Euro drifts lower in European trade
The euro held near two-week lows on Friday as a combination of record low currency market volatility and hopes the United States and China would be able defuse their damaging tariff war with a preliminary trade deal boosted demand for the greenback.
Trading ranges in euro/dollar, the most liquid currency pair in the world, were the narrowest in 20 years, falling to around 20 pips on Monday, analysts at Nordea said. A pip is the smallest price move a currency pair can make, equivalent to the third decimal place for most currency pairs and the fourth for the most liquid.
As daily price swings have narrowed, expectations of future currency market moves have also dropped, with three-month implied volatility gauges for euro/dollar falling to 4.27%, the lowest on record, down from 7.16% in January.
The drop in currency market volatility has fuelled appetite for carry trades where investors borrow in currencies with low or negative interest rates and invest in relatively higher yielding ones. So far in 2019, the euro has weakened more than 4% against the dollar.
"If any strategy has worked with some amount of reasonable success in the currency markets this year, it is a carry-trade one," said a sales trader at a European bank in London.
On Friday, the single currency edged 0.1% lower to $1.1003, just above $1.0993 hit earlier this week which was the lowest since Nov. 14. Trading was quieter than usual with US markets shut overnight for the Thanksgiving holiday.
Broadly, the US currency gained against its peers from data showing the world's biggest economy is on a firm footing, which prompted investors to scale back rate-cut bets.
US economic growth picked up slightly in the third quarter, data showed on Wednesday, in contrast to other indicators pointing to a slowdown in global activity.

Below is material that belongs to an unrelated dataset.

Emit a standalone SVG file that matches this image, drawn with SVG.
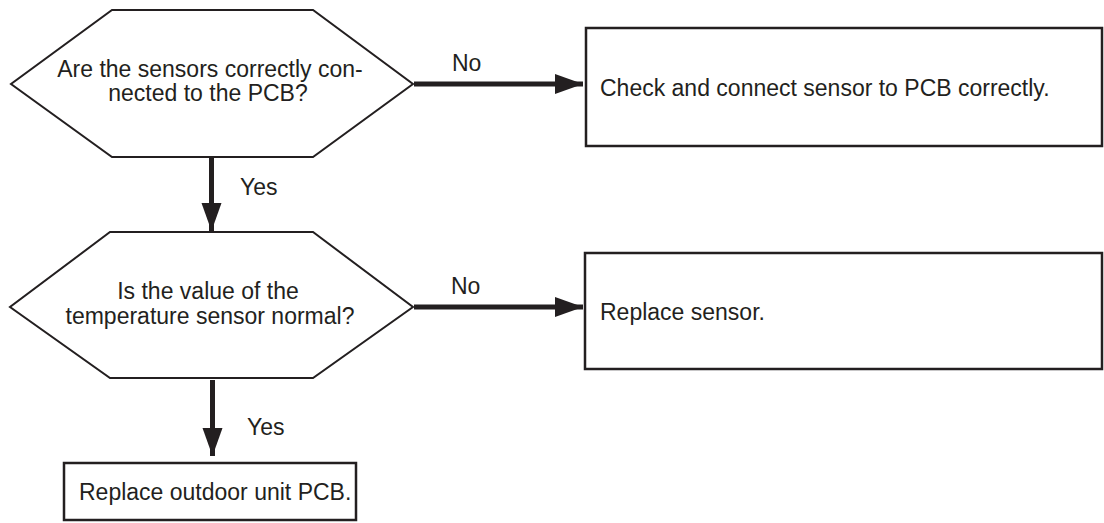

The Federal Reserve also flagged an upbeat outlook amid signs of labour market strength and a possible turnaround in business investment.
Against a basket of currencies, the dollar was broadly steady around 98.37, but set for the biggest monthly gain since July.

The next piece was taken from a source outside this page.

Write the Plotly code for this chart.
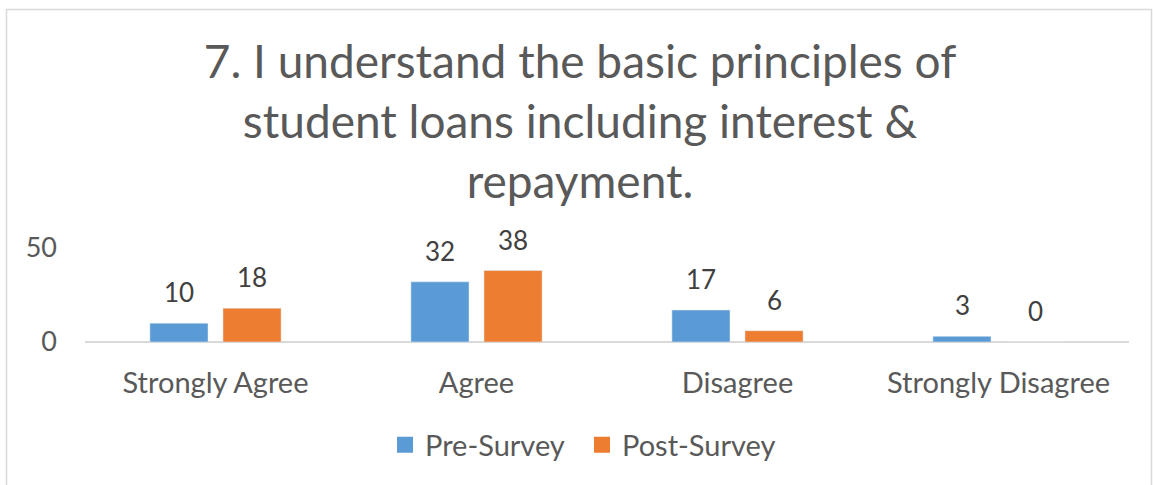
import plotly.graph_objects as go

categories = ["Strongly Agree", "Agree", "Disagree", "Strongly Disagree"]
pre_survey = [10, 32, 17, 3]
post_survey = [18, 38, 6, 0]
series_names = ["Pre-Survey", "Post-Survey"]
y_ticks = [0, 50]
title_text = "7. I understand the basic principles of<br>student loans including interest &<br>repayment."

BLUE = "#5B9BD5"
ORANGE = "#ED7D31"
FONT = "Lato"

W, H = 1153, 485
ML, MR, MT, MB = 85, 24, 248, 143

fig = go.Figure()
fig.add_trace(go.Bar(name=series_names[0], x=categories, y=pre_survey, marker_color=BLUE,
                     showlegend=False, legendgroup="pre"))
fig.add_trace(go.Bar(name=series_names[1], x=categories, y=post_survey, marker_color=ORANGE,
                     showlegend=False, legendgroup="post"))
# legend entries with larger square swatches
for name, col, grp in ((series_names[0], BLUE, "pre"), (series_names[1], ORANGE, "post")):
    fig.add_trace(go.Scatter(name=name, x=[None], y=[None], mode="markers", legendgroup=grp,
                             marker=dict(symbol="square", size=17, color=col)))

annotations = []
for vals, shift in ((pre_survey, -36.5), (post_survey, 36.5)):
    for c, v in zip(categories, vals):
        annotations.append(dict(x=c, y=v, xref="x", yref="y", text=str(v), showarrow=False,
                                xshift=shift, yshift=13, yanchor="bottom",
                                font=dict(family=FONT, size=26, color="#404040")))

pw = W - ML - MR
ph = H - MT - MB
def px_x(p):
    return (p - ML) / pw
def px_y(p):
    return (H - MB - p) / ph

fig.update_layout(
    width=W, height=H,
    margin=dict(l=ML, r=MR, t=MT, b=MB),
    paper_bgcolor="white", plot_bgcolor="white",
    barmode="group", bargap=0.44, bargroupgap=0.205,
    title=dict(text=title_text, x=580 / W, xanchor="center", xref="container",
               y=1 - 78 / H, yanchor="top", yref="container",
               font=dict(family=FONT, size=46, color="#595959")),
    xaxis=dict(showgrid=False, showline=False, zeroline=False, ticks="",
               tickfont=dict(family=FONT, size=29, color="#595959"), ticklabelstandoff=21),
    yaxis=dict(range=[0, 50], tickvals=y_ticks, showgrid=True, gridcolor="#D9D9D9", gridwidth=1.5,
               zeroline=True, zerolinecolor="#D9D9D9", zerolinewidth=1.5, showline=False, ticks="",
               tickfont=dict(family=FONT, size=27, color="#595959"), ticklabelstandoff=27),
    legend=dict(orientation="h", x=px_x(398 - 13), xanchor="left", y=px_y(445), yanchor="middle",
                font=dict(family=FONT, size=29, color="#595959"), itemwidth=30,
                entrywidth=152, entrywidthmode="pixels"),
    annotations=annotations,
    shapes=[dict(type="rect", xref="paper", yref="paper",
                 x0=px_x(6.5), x1=px_x(1151.5), y0=px_y(495), y1=px_y(9.5),
                 line=dict(color="#D9D9D9", width=1.5), layer="below")],
)

fig.write_html("out.html")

Though data showed eurozone inflation accelerated faster than expected in November on a rise in food and services prices, annual inflation rates remained far lower than European Central Bank expectations.
"Any euphoria related to this is likely to be limited," said Thu Lan Nguyen, a currency analyst at Commerzbank, noting that the rise was due to the change in the calculation methodology.
Members of the European Central Bank are discussing the potential for a new definition of the inflation target, which now stands at below, but close to 2%.
The Chinese yuan - the most sensitive currency to the trade war - was also flat and inside its recent range even as China vowed to impose "firm countermeasures" after US President Donald Trump's approval of a bill backing Hong Kong's pro-democracy protesters on Wednesday. China is yet to indicate whether there would be any bearing on trade talks.
Negotiators from the world two biggest economies have been trying for weeks to hammer out a 'phase 1" trade deal, with markets hoping an agreement could be signed before year-end.
"There seems to be pretty good optimism around the trade talks going on between US and China," said William O'Loughlin, a portfolio manager at Rivkin Securities in Sydney.
"Though as we know that can change on a dime...the (dollar) rally doesn't feel like a euphoric, super-bullish rally, it does feel like climbing the wall of worry."
Elsewhere, the Swedish crown reached a four-month high versus the euro at 10.51 on the back of better-than-expected third-quarter gross domestic product data. After months of acute weakness, the Swedish currency started to gain last month.